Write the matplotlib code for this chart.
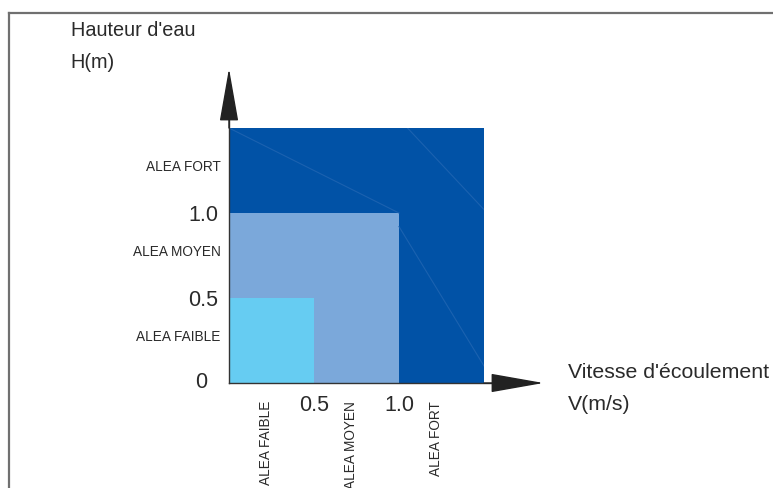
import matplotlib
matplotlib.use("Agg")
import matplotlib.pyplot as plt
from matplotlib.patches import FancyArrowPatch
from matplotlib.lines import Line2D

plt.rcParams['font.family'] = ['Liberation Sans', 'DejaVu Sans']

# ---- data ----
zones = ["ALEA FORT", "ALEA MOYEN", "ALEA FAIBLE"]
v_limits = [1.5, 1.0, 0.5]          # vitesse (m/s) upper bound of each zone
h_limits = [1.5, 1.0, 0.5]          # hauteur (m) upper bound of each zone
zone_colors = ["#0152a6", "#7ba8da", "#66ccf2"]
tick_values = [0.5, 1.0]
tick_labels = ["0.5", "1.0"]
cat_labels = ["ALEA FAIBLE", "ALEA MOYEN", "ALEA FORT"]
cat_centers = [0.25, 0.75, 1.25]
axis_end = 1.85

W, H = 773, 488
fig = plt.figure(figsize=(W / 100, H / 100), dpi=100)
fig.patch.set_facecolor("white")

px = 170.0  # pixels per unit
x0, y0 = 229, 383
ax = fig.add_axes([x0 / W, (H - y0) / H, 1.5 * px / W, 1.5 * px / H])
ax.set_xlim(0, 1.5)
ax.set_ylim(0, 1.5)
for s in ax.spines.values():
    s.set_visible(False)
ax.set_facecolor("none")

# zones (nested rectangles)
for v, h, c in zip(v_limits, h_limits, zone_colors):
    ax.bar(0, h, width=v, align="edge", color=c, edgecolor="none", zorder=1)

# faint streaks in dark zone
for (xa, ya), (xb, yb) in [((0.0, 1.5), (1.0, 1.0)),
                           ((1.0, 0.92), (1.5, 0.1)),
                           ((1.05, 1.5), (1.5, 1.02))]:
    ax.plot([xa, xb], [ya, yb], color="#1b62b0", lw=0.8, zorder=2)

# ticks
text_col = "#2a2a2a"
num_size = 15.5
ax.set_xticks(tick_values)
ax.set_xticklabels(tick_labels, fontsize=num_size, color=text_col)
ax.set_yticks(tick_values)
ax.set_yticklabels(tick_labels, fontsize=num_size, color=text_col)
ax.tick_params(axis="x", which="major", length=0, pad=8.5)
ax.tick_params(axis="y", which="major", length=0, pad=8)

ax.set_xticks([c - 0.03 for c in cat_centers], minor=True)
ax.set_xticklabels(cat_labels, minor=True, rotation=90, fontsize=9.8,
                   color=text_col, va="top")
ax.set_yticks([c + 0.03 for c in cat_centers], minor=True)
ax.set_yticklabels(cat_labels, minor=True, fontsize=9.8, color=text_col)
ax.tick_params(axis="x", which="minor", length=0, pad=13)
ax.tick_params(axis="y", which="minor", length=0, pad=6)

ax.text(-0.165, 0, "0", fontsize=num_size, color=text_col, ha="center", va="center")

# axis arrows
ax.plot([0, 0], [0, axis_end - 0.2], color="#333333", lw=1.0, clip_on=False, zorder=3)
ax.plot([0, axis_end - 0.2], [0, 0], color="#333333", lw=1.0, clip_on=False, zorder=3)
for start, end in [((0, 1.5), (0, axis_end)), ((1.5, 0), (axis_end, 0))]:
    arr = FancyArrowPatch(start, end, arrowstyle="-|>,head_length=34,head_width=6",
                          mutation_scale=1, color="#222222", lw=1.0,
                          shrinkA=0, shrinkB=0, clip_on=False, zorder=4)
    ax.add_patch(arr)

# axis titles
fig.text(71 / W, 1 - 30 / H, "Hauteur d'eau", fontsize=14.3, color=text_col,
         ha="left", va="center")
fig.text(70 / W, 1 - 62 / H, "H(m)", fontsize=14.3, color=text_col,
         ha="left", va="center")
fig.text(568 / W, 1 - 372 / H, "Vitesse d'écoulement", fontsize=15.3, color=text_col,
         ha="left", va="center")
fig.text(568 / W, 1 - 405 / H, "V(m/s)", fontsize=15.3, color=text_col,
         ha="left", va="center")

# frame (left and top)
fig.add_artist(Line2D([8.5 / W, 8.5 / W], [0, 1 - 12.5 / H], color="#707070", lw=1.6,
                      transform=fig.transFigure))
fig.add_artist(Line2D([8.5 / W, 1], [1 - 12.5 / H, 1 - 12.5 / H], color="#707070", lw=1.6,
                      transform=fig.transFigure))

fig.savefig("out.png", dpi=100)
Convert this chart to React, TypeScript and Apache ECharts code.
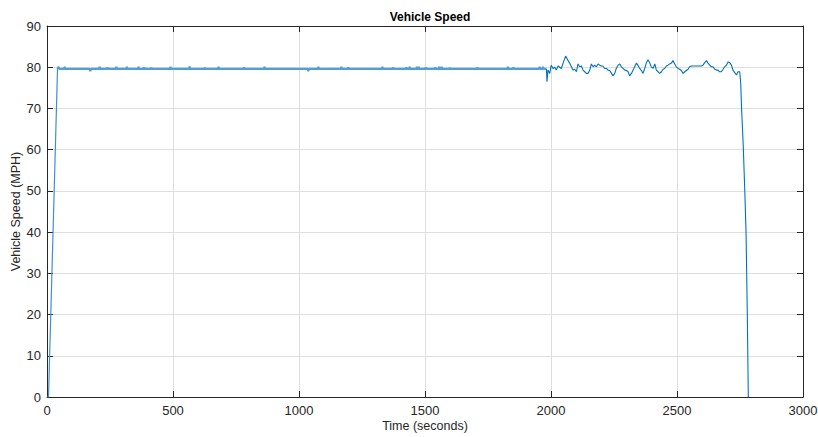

■ ■ ■ ■ ■

- **SHORT TASK**
Scan the lines for the string "matplotlib". Pick out every line that has it.

- **COMPLETE RESPONSE**
Write the matplotlib code for this chart.
import matplotlib
matplotlib.use("Agg")
import matplotlib.pyplot as plt
from matplotlib.patches import FancyArrowPatch
from matplotlib.lines import Line2D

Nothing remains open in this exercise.